Even more exciting is the fact that these newly released recordings clearly feature a pair of ivorybills. The immense White River NWR appears to harbor a breeding population of ivorybills, just as Gallagher and his friend Bobby Harrison always suspected.

“We felt all along that the White River was probably the core of the bird’s habitat and it was dispersing out,” said Sam Hamilton, the Southeast regional director for the federal Fish and Wildlife Service and chairman of a panel overseeing the drafting of a recovery plan for the bird.

The scientific consensus on the strength of the sound recordings from that region was “very, very exciting,” Mr. Hamilton said. “It gives you chill bumps to think about that vast bottomland hardwood being certainly home to more than one bird.”

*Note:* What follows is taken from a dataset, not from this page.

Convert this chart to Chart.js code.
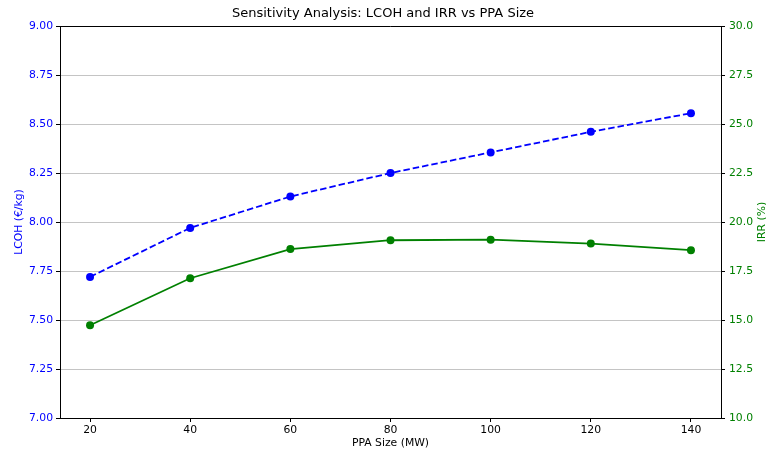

This is a real vindication for the Cornell Lab and for the audio-birding techniques that its specialists have pioneered. I imagine they’ll have their hands full now with requests to help set up recording stations in every likely forest from the Carolinas to east Texas.
__________

Incidentally, according to my brother Mark, who teaches at Delta State University right across the Mississippi from the White River NWR, birders should not feel that they should stay away in order to protect the woodpeckers. The swamps where the ivorybills hang out are pretty much impenetrable anyway, but just to be on the safe side, the Fish and Wildlife Service has set up limited-access reserves and has designated areas just outside their boundaries where birders might have a chance of seeing or hearing an ivorybill. (Recall that several sightings were made right from Interstate 40.) And the friendly folks in rural Arkansas can use your tourist dollars. They have generally gone along with the state’s decision to support large-scale conservation efforts and to push hunting, fishing and ecotourism to “the Natural State,” so it’s only appropriate that we show our gratitude by paying them a visit. I’m planning to go down in November.